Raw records
#####

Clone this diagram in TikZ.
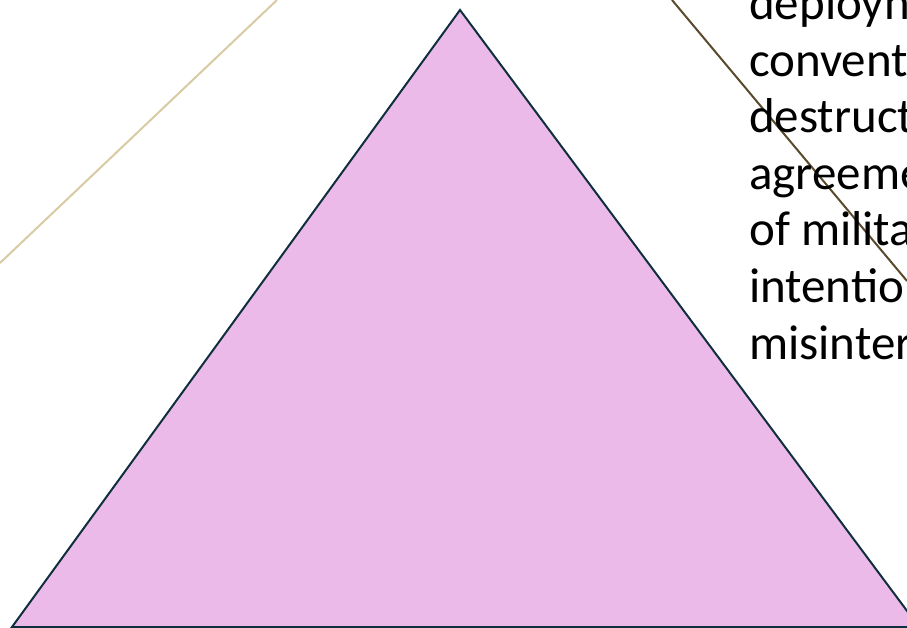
\documentclass[tikz,border=0pt]{standalone}
\usepackage{fontspec}
\setmainfont{Carlito}
\usepackage{tikz}
\usetikzlibrary{positioning}
\usetikzlibrary{calc}

\definecolor{pyrfill}{HTML}{ECBAE8}
\definecolor{pyredge}{HTML}{0F2F3E}
\definecolor{tanline}{HTML}{D8CAA2}
\definecolor{oliveline}{HTML}{5A4A2C}

\tikzset{
    txtline/.style={anchor=base west, inner sep=0pt, font=\fontsize{49}{56}\selectfont, text=black},
    deco/.style={line width=2pt},
}

\begin{document}
\begin{tikzpicture}[x=1pt, y=-1pt]
    \useasboundingbox (0,0) rectangle (907,628);
    \clip (0,0) rectangle (907,628);

    % corner points of the triangle
    \coordinate (apex) at (460,10);
    \coordinate (bl) at (12,627);
    \coordinate (br) at (919,627);

    % thin lines in the background
    \coordinate (t1) at (277,0);
    \coordinate (t2) at (0,263);
    \coordinate (o1) at (672,0);
    \coordinate (o2) at (907,281);
    \draw[deco, tanline] (t1) -- (t2);
    \draw[deco, oliveline] (o1) -- (o2);

    \draw[fill=pyrfill, draw=pyredge, line width=2pt, line join=miter] (apex) -- (br) -- (bl) -- cycle;

    % text on the right
    \node[txtline] (l1) at (749,20) {deployn};
    \node[txtline] (l2) at (749,76.5) {convent};
    \node[txtline] (l3) at (749,133) {destruct};
    \node[txtline] (l4) at (749,189.5) {agreeme};
    \node[txtline] (l5) at (749,246) {of milita};
    \node[txtline] (l6) at (749,302.5) {intentio};
    \node[txtline] (l7) at (749,359) {misinter};

\end{tikzpicture}
\end{document}
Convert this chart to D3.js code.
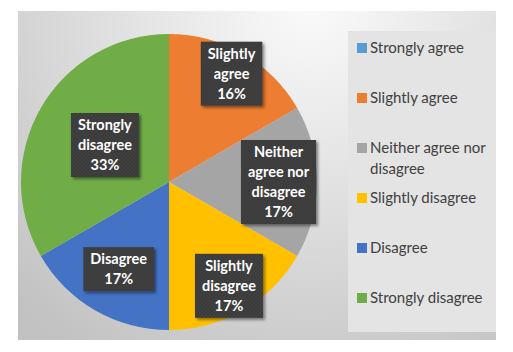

#####

Task goal: Write out exactly the opening lines of the data, stopping after the line that holds "(br) at (919,627);". Exclude pictures.

Output of the exercise:
Clone this diagram in TikZ.
\documentclass[tikz,border=0pt]{standalone}
\usepackage{fontspec}
\setmainfont{Carlito}
\usepackage{tikz}
\usetikzlibrary{positioning}
\usetikzlibrary{calc}

\definecolor{pyrfill}{HTML}{ECBAE8}
\definecolor{pyredge}{HTML}{0F2F3E}
\definecolor{tanline}{HTML}{D8CAA2}
\definecolor{oliveline}{HTML}{5A4A2C}

\tikzset{
    txtline/.style={anchor=base west, inner sep=0pt, font=\fontsize{49}{56}\selectfont, text=black},
    deco/.style={line width=2pt},
}

\begin{document}
\begin{tikzpicture}[x=1pt, y=-1pt]
    \useasboundingbox (0,0) rectangle (907,628);
    \clip (0,0) rectangle (907,628);

    % corner points of the triangle
    \coordinate (apex) at (460,10);
    \coordinate (bl) at (12,627);
    \coordinate (br) at (919,627);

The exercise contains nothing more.